▸ What you will do: Retype only the lines below from the one with "Give me the matplotlib source for this chart." to the one with "import matplotlib.transforms as mtransforms", inclusive, skipping every image.

══════════════════════════════

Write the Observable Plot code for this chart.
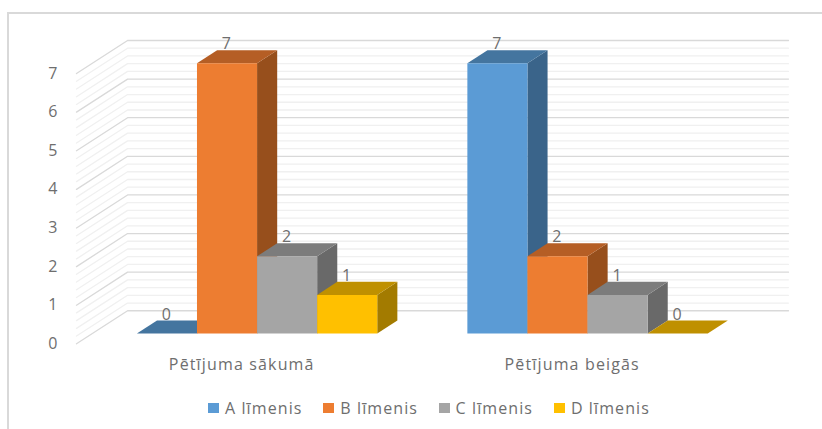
<!DOCTYPE html>
<html lang="lv">
<head>
<meta charset="utf-8">
<script src="https://cdn.jsdelivr.net/npm/d3@7"></script>
<script src="https://cdn.jsdelivr.net/npm/@observablehq/plot@0.6"></script>
<style>
  html, body { margin: 0; padding: 0; background: #fff; }
  #frame { position: relative; width: 822px; height: 429px; overflow: hidden; font-family: "Open Sans", sans-serif; color: #6e6e6e; }
  #frame::before { content: ""; position: absolute; left: 7px; top: 12px; right: 0; bottom: 0; border-left: 2px solid #d9d9d9; border-top: 2px solid #d9d9d9; }
  #frame svg { position: absolute; left: 9px; top: 14px; display: block; background: transparent; }
  #legend { position: absolute; top: 397.5px; left: 208px; display: flex; font-size: 16px; line-height: 20px; letter-spacing: 1.1px; }
  #legend .item { display: flex; align-items: center; width: 115.3px; white-space: nowrap; }
  #legend .swatch { width: 11px; height: 10px; margin-right: 6px; }
</style>
</head>
<body>
<div id="frame"><div id="legend"></div></div>
<script>
// Results by knowledge level, at the start and at the end of the study
const periods = ["Pētījuma sākumā", "Pētījuma beigās"];
const levels = ["A līmenis", "B līmenis", "C līmenis", "D līmenis"];
const startValues = [0, 7, 2, 1];
const endValues = [7, 2, 1, 0];
const periodValues = [startValues, endValues];

const frontColors = ["#5b9bd5", "#ed7d31", "#a5a5a5", "#ffc000"];
const topColors = ["#44759f", "#b55e25", "#7c7c7c", "#bf9000"];
const sideColors = ["#3a648a", "#974f1c", "#696969", "#a37b00"];

const yMax = 7;
const yTicks = d3.range(0, yMax + 1);
const minorTicks = d3.range(0, yMax * 5 + 1).map((i) => i / 5).filter((v) => !Number.isInteger(v));

// Oblique view: a point is (slot along the floor, value, depth 0..1).
// One unit of depth moves right by depthX slots and up by depthY value units.
const depthX = 0.85;
const depthY = 0.856;
const periodSlots = 5.5;
const barGap = 0.74;
const floorSlots = periodSlots * periods.length;
const barFront = 0.312;
const barBack = 0.706;
const project = (slot, value, depth) => ({ px: slot + depthX * depth, py: value + depthY * depth });

// Wall and floor grid lines: up the side wall, then across the back wall
const gridLine = (value) => [project(0, value, 0), project(0, value, 1), project(floorSlots, value, 1)].map((p) => ({ ...p, value }));
const majorGrid = yTicks.flatMap(gridLine);
const minorGrid = minorTicks.flatMap(gridLine);

// Each bar is three flat faces, painted left to right so neighbours overlap properly
const faces = [];
const labels = [];
periodValues.forEach((values, p) => {
  values.forEach((value, s) => {
    const a = p * periodSlots + barGap + s;
    const b = a + 1;
    const id = `${p}-${s}`;
    const face = (name, fill, points) => points.forEach((q) => faces.push({ ...project(...q), id: `${id}-${name}`, fill }));
    face("side", sideColors[s], [[b, 0, barFront], [b, 0, barBack], [b, value, barBack], [b, value, barFront]]);
    face("top", topColors[s], [[a, value, barFront], [a, value, barBack], [b, value, barBack], [b, value, barFront]]);
    face("front", frontColors[s], [[a, 0, barFront], [b, 0, barFront], [b, value, barFront], [a, value, barFront]]);
    labels.push({ ...project(a + 0.5, value, barFront), text: String(value) });
  });
});

const categoryLabels = periods.map((text, p) => ({ ...project((p + 0.5) * periodSlots, 0, 0), text }));

const textColor = "#6e6e6e";
const chart = Plot.plot({
  width: 813,
  height: 381,
  marginTop: 26,
  marginBottom: 51.7,
  marginLeft: 67,
  marginRight: 34,
  style: { background: "transparent", fontFamily: "'Open Sans', sans-serif", letterSpacing: "1.15px" },
  x: { domain: [0, floorSlots + depthX], axis: null },
  y: { domain: [0, yMax + depthY], axis: null },
  color: { type: "identity" },
  marks: [
    Plot.axisY({ ticks: yTicks, tickSize: 0, tickPadding: 18, fontSize: 16, color: textColor, tickFormat: (d) => String(d), label: null }),
    Plot.line(minorGrid, { x: "px", y: "py", z: "value", stroke: "#f0f0f0", strokeWidth: 1.3 }),
    Plot.line(majorGrid, { x: "px", y: "py", z: "value", stroke: "#d9d9d9", strokeWidth: 1.3 }),
    Plot.line(faces, { x: "px", y: "py", z: "id", fill: "fill" }),
    Plot.text(labels, { x: "px", y: "py", text: "text", dy: -19, fontSize: 16, fill: textColor }),
    Plot.text(categoryLabels, { x: "px", y: "py", text: "text", dy: 21.5, fontSize: 16, fill: textColor })
  ]
});
document.getElementById("frame").prepend(chart);

// Legend row under the chart
d3.select("#legend").selectAll(".item").data(levels).join("div").attr("class", "item")
  .each(function (name, i) {
    const item = d3.select(this);
    item.append("span").attr("class", "swatch").style("background", frontColors[i]);
    item.append("span").text(name);
  });
</script>
</body>
</html>
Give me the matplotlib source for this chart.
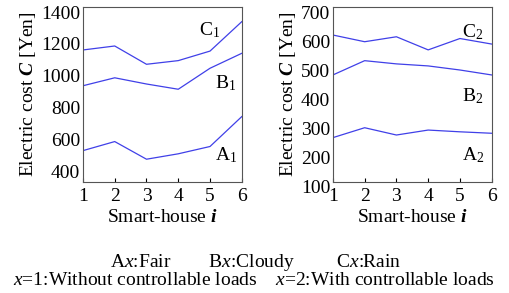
import numpy as np
import matplotlib
matplotlib.use("Agg")
import matplotlib.pyplot as plt
import matplotlib.transforms as mtransforms

plt.rcParams["font.family"] = "Liberation Serif"
plt.rcParams["mathtext.fontset"] = "custom"
plt.rcParams["mathtext.rm"] = "Liberation Serif"
plt.rcParams["mathtext.it"] = "Liberation Serif:italic"
plt.rcParams["mathtext.bf"] = "Liberation Serif:bold"
plt.rcParams["mathtext.bfit"] = "Liberation Serif:italic:bold"

houses = [1, 2, 3, 4, 5, 6]

# without controllable loads (x=1)
fair_1 = [497, 554, 443, 477, 523, 711]
cloudy_1 = [905, 955, 916, 883, 1015, 1109]
rain_1 = [1130, 1155, 1040, 1063, 1123, 1308]

# with controllable loads (x=2)
fair_2 = [252, 286, 261, 278, 272, 267]
cloudy_2 = [467, 516, 505, 498, 484, 467]
rain_2 = [604, 581, 598, 553, 592, 573]

left_ticks = [400, 600, 800, 1000, 1200, 1400]
right_ticks = [100, 200, 300, 400, 500, 600, 700]

line_color = "#4040e8"

fig = plt.figure(figsize=(5.09, 2.93), dpi=100)
ax1 = fig.add_axes([0.163, 0.379, 0.312, 0.597])
ax2 = fig.add_axes([0.654, 0.379, 0.312, 0.597])

panels = [
    (ax1, [fair_1, cloudy_1, rain_1], (300, 1400), left_ticks,
     [(5.15, 470, "A$_1$"), (5.15, 922, "B$_1$"), (4.65, 1255, "C$_1$")]),
    (ax2, [fair_2, cloudy_2, rain_2], (100, 700), right_ticks,
     [(5.05, 193, "A$_2$"), (5.05, 393, "B$_2$"), (5.05, 615, "C$_2$")]),
]

for ax, series, ylim, yticks, labels in panels:
    for vals in series:
        ax.plot(houses, vals, color=line_color, lw=0.9)
    ax.set_xlim(1, 6)
    ax.set_ylim(*ylim)
    ax.set_xticks(houses)
    ax.set_yticks(yticks)
    ax.tick_params(axis="x", direction="in", length=3, labelsize=14, pad=4)
    ax.tick_params(axis="y", length=0, labelsize=14, pad=2)
    offset = mtransforms.ScaledTranslation(0, -5 / 100, fig.dpi_scale_trans)
    for lab in ax.get_yticklabels():
        lab.set_transform(lab.get_transform() + offset)
    for sp in ax.spines.values():
        sp.set_color("#555555")
        sp.set_linewidth(0.8)
    for x, y, s in labels:
        ax.text(x, y, s, fontsize=14, ha="left", va="center")
    ax.set_xlabel(r"Smart-house $\mathbfit{i}$", fontsize=14, labelpad=3)
    ax.set_ylabel(r"Electric cost $\mathbfit{C}$ [Yen]", fontsize=14, labelpad=2)

fig.text(0.502, 0.105, r"A$\mathit{x}$:Fair        B$\mathit{x}$:Cloudy         C$\mathit{x}$:Rain",
         fontsize=14, ha="center", va="center")
fig.text(0.498, 0.042, r"$\mathit{x}$=1:Without controllable loads    $\mathit{x}$=2:With controllable loads",
         fontsize=14, ha="center", va="center")

fig.savefig("out.png", dpi=100)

══════════════════════════════

▸ Complete answer:
Give me the matplotlib source for this chart.
import numpy as np
import matplotlib
matplotlib.use("Agg")
import matplotlib.pyplot as plt
import matplotlib.transforms as mtransforms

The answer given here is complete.